Over the last few years we have been pleased to note an increase in the number of adult monarch butterflies visiting, and caterpillars feeding on, the milkweed plants growing along the roadside near our cottage on White Lake. While we searched for the monarch’s intermediary pupal stage, termed chrysalis, we were unsuccessful until recently. It just so happens one adventurous caterpillar decided the outside wall of our neighbour’s cottage, several hundred meters from the nearest milkweed plant, would be a good place to pupate. Courtesy of our understanding neighbours, we photographed the transformation over a couple of weeks from chrysalis to adult.
In previous articles we have featured monarch caterpillars as well as other insects, such as the swamp milkweed beetle and milkweed tussock moth caterpillar, that feed exclusively on milkweed – a plant that is toxic and distasteful to most beasties. This past summer we noted the highest concentration yet of monarch caterpillars devouring the leaves of this plant. The caterpillar, which is the larval stage of butterflies, is the growth phase. Some caterpillars increase their mass by more than 1000 times through continuous eating. When the caterpillar reaches full size, such as this individual we photographed in late August, it prepares to pupate.
Immediately prior to pupation the caterpillar stops feeding, evacuates its gut and finds a plant twig (or in the case of our subject the side of a cottage) to which it will attach itself for the sedentary pupal stage. Once firmly attached, the monarch caterpillar transforms into a chrysalis which has a transparent protective casing. Initially the chrysalis appears to be light green with several gold metallic spots. The word ‘chrysalis’ has its root in the Greek word for gold. This picture of the chrysalis, showing flecks of gold, was taken the day after it was first noticed by our neighbours.
During the pupal stage most of the larval tissues and organs are digested and reorganized into the body of an adult butterfly. As this transformation occurs over a couple of weeks the colour of the chrysalis darkens. Eventually, once the adult tissues are formed, one can see the folded black and orange wings of the soon-to-emerge adult. This chrysalis was photographed less than one hour before the adult butterfly emerged.

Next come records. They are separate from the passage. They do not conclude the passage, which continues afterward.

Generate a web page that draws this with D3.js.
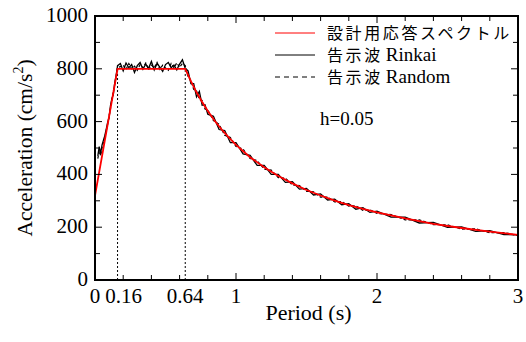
<!DOCTYPE html>
<html>
<head>
<meta charset="utf-8">
<script src="https://cdn.jsdelivr.net/npm/d3@7"></script>
<style>
  body { margin: 0; background: #fff; }
</style>
</head>
<body>
<div id="chart"></div>
<script>
var SERIF = "'Times New Roman', 'Liberation Serif', 'DejaVu Serif', serif"
var JP = "'Noto Sans CJK JP', sans-serif"

// design spectrum (h=0.05)
var designT = [0, 0.16, 0.64, 0.68, 0.72, 0.76, 0.8, 0.85, 0.9, 0.95, 1.0, 1.1, 1.2, 1.3, 1.4, 1.5, 1.6, 1.7, 1.8, 1.9, 2.0, 2.2, 2.4, 2.6, 2.8, 3.0]
var designA = [320, 800, 800, 753, 711, 674, 640, 602, 569, 539, 512, 465, 427, 394, 366, 341, 320, 301, 284, 269, 256, 233, 213, 197, 183, 171]

// periods where the wave spectra were read
var waveT = [0.02, 0.03, 0.04, 0.05, 0.06, 0.07, 0.08, 0.09, 0.10, 0.11, 0.12, 0.13, 0.14, 0.15, 0.16,
  0.18, 0.20, 0.22, 0.24, 0.26, 0.28, 0.30, 0.32, 0.34, 0.36, 0.38, 0.40, 0.42, 0.44, 0.46, 0.48,
  0.50, 0.52, 0.54, 0.56, 0.58, 0.60, 0.62, 0.64, 0.66, 0.68, 0.70, 0.72, 0.74, 0.76, 0.78, 0.80,
  0.84, 0.88, 0.92, 0.96, 1.00, 1.05, 1.10, 1.15, 1.20, 1.25, 1.30, 1.35, 1.40, 1.45, 1.50, 1.55,
  1.60, 1.65, 1.70, 1.75, 1.80, 1.85, 1.90, 1.95, 2.00, 2.10, 2.20, 2.30, 2.40, 2.50, 2.60, 2.70,
  2.80, 2.90, 3.00]
var rinkai = [470, 505, 480, 512, 530, 548, 572, 598, 615, 662, 688, 702, 748, 776, 812,
  820, 792, 822, 804, 816, 786, 812, 824, 798, 818, 802, 828, 796, 820, 806, 790,
  816, 824, 804, 814, 796, 818, 834, 802, 792, 744, 744, 694, 714, 662, 664, 628,
  620, 570, 566, 520, 520, 478, 472, 434, 434, 400, 400, 370, 372, 344, 347, 322,
  326, 303, 306, 285, 289, 268, 274, 256, 261, 238, 238, 216, 218, 199, 201, 184,
  187, 172, 171]
var random = [460, 490, 470, 500, 520, 540, 566, 590, 622, 650, 680, 715, 740, 770, 805,
  808, 814, 798, 820, 800, 810, 794, 816, 804, 822, 796, 814, 804, 824, 798, 814,
  803, 794, 820, 804, 822, 806, 820, 812, 770, 756, 722, 716, 684, 680, 648, 644,
  604, 590, 548, 540, 506, 496, 460, 452, 420, 416, 388, 386, 360, 358, 336, 334,
  314, 314, 296, 297, 280, 281, 264, 266, 252, 248, 228, 228, 210, 209, 193, 194,
  179, 180, 168]

var markT = [0.16, 0.64]
var xTickLabels = [0, 0.16, 0.64, 1, 2, 3]
var legendLabels = ['設計用応答スペクトル', '告示波 Rinkai', '告示波 Random']

var W = 526, H = 342
var margin = { top: 16, right: 8, bottom: 62, left: 95 }
var width = W - margin.left - margin.right
var height = H - margin.top - margin.bottom

var svg = d3.select('#chart').append('svg')
  .attr('width', W).attr('height', H)
var g = svg.append('g')
  .attr('transform', 'translate(' + margin.left + ',' + margin.top + ')')

var x = d3.scaleLinear().domain([0, 3]).range([0, width])
var y = d3.scaleLinear().domain([0, 1000]).range([height, 0])

g.append('clipPath').attr('id', 'clip')
  .append('rect').attr('width', width).attr('height', height)

// dotted guides at corner periods
g.selectAll('.guide').data(markT).enter().append('line')
  .attr('x1', function(d) { return x(d) }).attr('x2', function(d) { return x(d) })
  .attr('y1', y(0)).attr('y2', y(800))
  .attr('stroke', '#000').attr('stroke-width', 1).attr('stroke-dasharray', '2,2')

var line = d3.line()
  .x(function(d) { return x(d[0]) })
  .y(function(d) { return y(d[1]) })

var plot = g.append('g').attr('clip-path', 'url(#clip)')
plot.append('path').datum(d3.zip(waveT, random))
  .attr('d', line).attr('fill', 'none').attr('stroke', '#000')
  .attr('stroke-width', 1.2).attr('stroke-dasharray', '3,2')
plot.append('path').datum(d3.zip(waveT, rinkai))
  .attr('d', line).attr('fill', 'none').attr('stroke', '#000').attr('stroke-width', 1.3)
plot.append('path').datum(d3.zip(designT, designA))
  .attr('d', line).attr('fill', 'none').attr('stroke', '#f00').attr('stroke-width', 1.8)

// ticks, all pointing inward
var minorX = d3.range(0, 3.001, 0.2)
var minorY = d3.range(0, 1001, 100)
var ticks = g.append('g').attr('stroke', '#000').attr('stroke-width', 1)
minorX.forEach(function(t) {
  var len = Math.abs(t - Math.round(t)) < 1e-6 ? 7 : 5
  ticks.append('line').attr('x1', x(t)).attr('x2', x(t)).attr('y1', height).attr('y2', height - len)
  ticks.append('line').attr('x1', x(t)).attr('x2', x(t)).attr('y1', 0).attr('y2', len)
})
minorY.forEach(function(v) {
  var len = v % 200 === 0 ? 7 : 5
  ticks.append('line').attr('y1', y(v)).attr('y2', y(v)).attr('x1', 0).attr('x2', len)
  ticks.append('line').attr('y1', y(v)).attr('y2', y(v)).attr('x1', width).attr('x2', width - len)
})

g.append('rect').attr('width', width).attr('height', height)
  .attr('fill', 'none').attr('stroke', '#000').attr('stroke-width', 2)

// tick labels
g.selectAll('.xl').data(xTickLabels).enter().append('text')
  .style('font-family', SERIF)
  .attr('x', function(d) { return x(d) + (d === 0.16 ? 6 : 0) })
  .attr('y', height + 23)
  .attr('text-anchor', 'middle').attr('font-size', '21px')
  .text(function(d) { return d })
g.selectAll('.yl').data(d3.range(0, 1001, 200)).enter().append('text')
  .style('font-family', SERIF)
  .attr('x', -7).attr('y', function(d) { return y(d) + 6 })
  .attr('text-anchor', 'end').attr('font-size', '21px')
  .text(function(d) { return d })

// axis titles
g.append('text').style('font-family', SERIF)
  .attr('x', width / 2 + 2).attr('y', height + 40)
  .attr('text-anchor', 'middle').attr('font-size', '22px').text('Period (s)')
var yt = svg.append('text').style('font-family', SERIF)
  .attr('transform', 'translate(32,148) rotate(-90)')
  .attr('text-anchor', 'middle').attr('font-size', '21.5px')
yt.append('tspan').text('Acceleration (cm/s')
yt.append('tspan').attr('dy', -9).attr('font-size', '14px').text('2')
yt.append('tspan').attr('dy', 9).text(')')

// legend
var legendStyles = [
  { stroke: '#f00', dash: null },
  { stroke: '#000', dash: null },
  { stroke: '#000', dash: '5,4' }
]
var legend = svg.append('g').attr('transform', 'translate(275,33)')
legendLabels.forEach(function(lab, i) {
  var row = legend.append('g').attr('transform', 'translate(0,' + (i * 22) + ')')
  row.append('line').attr('x1', 0).attr('x2', 40).attr('y1', 0).attr('y2', 0)
    .attr('stroke', legendStyles[i].stroke).attr('stroke-width', 1)
    .attr('stroke-dasharray', legendStyles[i].dash)
  var parts = lab.split(' ')
  var t = row.append('text').attr('x', 52).attr('y', 6)
    .style('font-family', SERIF).attr('font-size', '19px')
  t.append('tspan').style('font-family', JP).attr('font-size', '16px')
    .attr('letter-spacing', '2.6').text(parts[0])
  if (parts[1]) t.append('tspan').attr('dx', 3).text(parts[1])
})

svg.append('text').style('font-family', SERIF)
  .attr('x', 320).attr('y', 125).attr('font-size', '19px').text('h=0.05')
</script>
</body>
</html>
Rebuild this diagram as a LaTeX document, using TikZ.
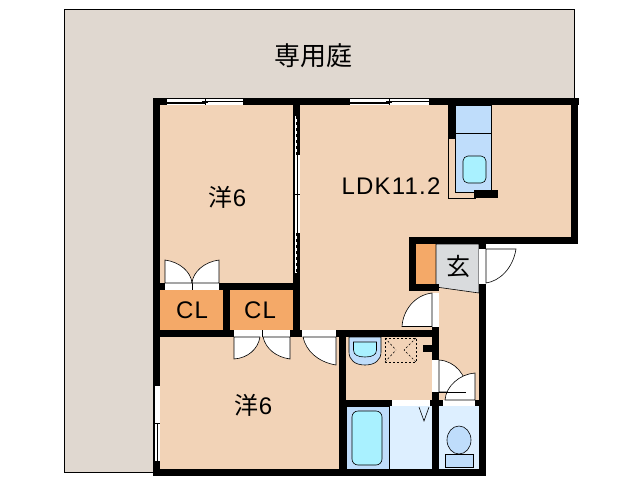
\documentclass[tikz,border=0pt]{standalone}
\usepackage{fontspec}
\setmainfont[LetterSpace=5]{Liberation Sans}
\newfontfamily\cjk{Noto Sans CJK JP}
\definecolor{gardencol}{HTML}{E0D8D0}
\definecolor{floorcol}{HTML}{F2D3B7}
\definecolor{closetcol}{HTML}{F4A968}
\definecolor{porchcol}{HTML}{D9DBDD}
\definecolor{bathcol}{HTML}{BFDDFB}
\definecolor{washcol}{HTML}{DDEFFF}
\definecolor{watercol}{HTML}{A9F1FF}
\tikzset{
	wall/.style={fill=black},
	opening/.style={fill=white},
	thinline/.style={draw=black,line width=.6pt},
	door/.style={thinline,fill=white},
	label/.style={font=\fontsize{24}{24}\selectfont,inner sep=0pt},
}
\begin{document}
\begin{tikzpicture}[x=1pt,y=-1pt]
	\useasboundingbox (0,0) rectangle (638,480);
	% garden and floors
	\draw[thinline,fill=gardencol] (64.5,9.5) -- (574.5,9.5) -- (574.5,99) -- (155,99) -- (155,472.5) -- (64.5,472.5) -- cycle;
	\fill[floorcol] (155,100) rectangle (575,240);
	\fill[floorcol] (155,240) rectangle (340,472);
	\fill[floorcol] (340,240) rectangle (482,403);
	\fill[closetcol] (160,290) rectangle (223,330);
	\fill[closetcol] (230,290) rectangle (293,330);
	\fill[closetcol] (416,244) rectangle (436,284);
	\draw[thinline,fill=porchcol] (436,244) -- (479,244) -- (479,293) -- (436,287) -- cycle;
	\draw[thinline,fill=bathcol] (346,406) rectangle (389.5,469);
	\fill[washcol] (390,406) rectangle (432,469);
	\fill[washcol] (439,406) rectangle (479,469);
	% walls
	\foreach \xa/\ya/\xb/\yb in {153/98/579/105,571/98/578/244,409/237/578/244,153/98/160/476,153/469/486/476,293/98/300/337,153/283/300/290,223/290/230/330,153/330/346/337,339/330/346/476,346/330/439/337,409/237/416/291,409/284/439/291,432/327/439/360,423/345/439/352,432/392/439/476,346/400/486/406,479/237/486/476}{
		\fill[wall] (\xa,\ya) rectangle (\xb,\yb);
	}
	% kitchen
	\draw[thinline] (448.5,139) -- (448.5,198.5) -- (476,198.5);
	\draw[thinline,fill=bathcol] (455,105) -- (491,105) -- (491,192) -- (455,192) -- cycle;
	\draw[thinline] (455,133) -- (491,133);
	\draw[thinline,fill=watercol,rounded corners=5pt] (463,156) rectangle (486,183);
	\fill[wall] (448,105) rectangle (455,139);
	\fill[wall] (474,190) rectangle (498,198);
	% windows
	\foreach \xa/\xm/\xb in {167/205/243,350/389/429}{
		\fill[opening] (\xa,99) rectangle (\xb,105);
		\draw[thinline] (\xa,102.5) -- (\xm+3,102.5);
		\fill[wall] (\xa,103) rectangle (\xm,104);
		\draw[thinline] (\xm-3,101.5) -- (\xb,101.5);
		\draw[thinline] (\xm,99) -- (\xm,105);
	}
	\fill[opening] (154,386) rectangle (160,461);
	\draw[thinline] (154,386) -- (154,461);
	\draw[thinline] (157.5,423) -- (157.5,461);
	\draw[thinline] (155,423) -- (160,423);
	% sliding doors between the rooms
	\fill[opening] (294,116) rectangle (300,273);
	\fill[wall] (297,116) rectangle (300,155);
	\fill[wall] (297,233) rectangle (300,273);
	\draw[thinline] (294,116) -- (294,273);
	\draw[thinline,dashed,dash pattern=on 3pt off 3pt] (296,116) -- (296,155);
	\draw[thinline,dashed,dash pattern=on 3pt off 3pt] (296,233) -- (296,273);
	\draw[thinline] (297,155) -- (297,233);
	\draw[thinline] (293,194) -- (300,194);
	% doors
	\foreach \xa/\ya/\xb/\yb in {165/283/219/290,234/330/290/337,302/330/336/337,432/293/439/327,479/249/486/284,432/360/439/392,392/400/430/406,443/400/475/406}{
		\fill[opening] (\xa,\ya) rectangle (\xb,\yb);
	}
	\draw[thinline] (192,283) -- (192,290);
	\draw[thinline] (262,330) -- (262,337);
	\draw[door] (165,283) -- (165,260) .. controls (180,262) and (191,272) .. (192,283) -- cycle;
	\draw[door] (219,283) -- (219,260) .. controls (204,262) and (193,272) .. (192,283) -- cycle;
	\draw[door] (234,337) -- (234,359) .. controls (248,358) and (258,349) .. (260,337) -- cycle;
	\draw[door] (290,337) -- (290,359) .. controls (276,357) and (266,349) .. (263,337) -- cycle;
	\draw[door] (336,337) -- (336,365) .. controls (318,362) and (306,351) .. (303,337) -- cycle;
	\draw[door] (486,249) -- (516,249) .. controls (513,268) and (500,281) .. (486,283) -- cycle;
	\draw[door] (432,326.5) -- (432,293) .. controls (415,295) and (403,310) .. (402,326.5) -- cycle;
	\draw[door] (439,392) -- (439,360) .. controls (455,361) and (467,375) .. (467,392) -- cycle;
	\draw[door] (475,400) -- (475,373) .. controls (460,374) and (446,386) .. (445,400) -- cycle;
	\draw[thinline] (439,392) -- (466,392);
	% wash basin, laundry pan, bath, toilet
	\draw[thinline,fill=bathcol] (349,337) -- (349,352) .. controls (349,360) and (355,365) .. (365,365) .. controls (375,365) and (381,360) .. (381,352) -- (381,337) -- cycle;
	\draw[thinline,fill=watercol] (353.5,342) -- (376.5,342) -- (376.5,350) .. controls (376.5,355) and (372,357) .. (365,357) .. controls (358,357) and (353.5,355) .. (353.5,350) -- cycle;
	\draw[thinline,dashed,dash pattern=on 2pt off 2pt] (385,338) rectangle (416,362);
	\draw[thinline,dashed,dash pattern=on 2pt off 2pt] (385,362) -- (396,350) (416,338) -- (404,350) (385,338) -- (396,350) (416,362) -- (404,350);
	\draw[thinline,fill=watercol,rounded corners=6pt] (352,411) rectangle (382,465);
	\draw[thinline] (419,407) -- (424,421) -- (429,407);
	\draw[thinline,fill=bathcol] (459,440) ellipse [x radius=12,y radius=14];
	\draw[thinline,fill=bathcol] (445,454) rectangle (473,467);
	% labels
	\node[label,font=\fontsize{26}{26}\selectfont\cjk] (garden) at (313.5,56) {専用庭};
	\node[label] (westa) at (227.5,197) {{\cjk 洋}6};
	\node[label] (ldk) at (391,186) {LDK11.2};
	\node[label] (clA) at (192,310) {CL};
	\node[label] (clB) at (260,310) {CL};
	\node[label,font=\fontsize{24}{24}\selectfont\cjk] (porch) at (458,266) {玄};
	\node[label] (westb) at (253.5,405) {{\cjk 洋}6};
\end{tikzpicture}
\end{document}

When ready to emerge, the adult butterfly breaks out through a split in the protective outer shell. Shortly after emerging, the butterfly holds out its limp wings and moves about to pump its “blood”, termed hymolymph, into the veins in the wings. The process is gradual with the wings first unfurling, before becoming full-sized and rigid. Until the unfurling and hardening process is complete, which in the case of this butterfly took 24 hours, the wings are not capable of supporting flight.
In our region monarchs produce two or three generations each summer. The monarch’s life cycle is unique with the summer’s last generation being programmed to migrate the long distance to central Mexico where they spend the winter months. In fact, it may take several more generations descending from ‘our’ monarch to achieve Mexico. The newly-emerged adult, below, was photographed with its wings fully extended in preparation to depart. Shortly after taking this pictured it flew off, headed south. Meanwhile many human residents around White Lake were just starting to plan their flights to warmer winter destinations.
Many readers were probably exposed to this transformation as young students by their elementary school teachers. In September, this amazing metamorphism fascinated four adult cottagers for some time, and positively mesmerized Daisy-the-cat who chattered away, as the newly-emerged adult butterfly moved around pumping up its wings.
How fortunate we are to be able to spend our summers on Three Mile Bay, White Lake.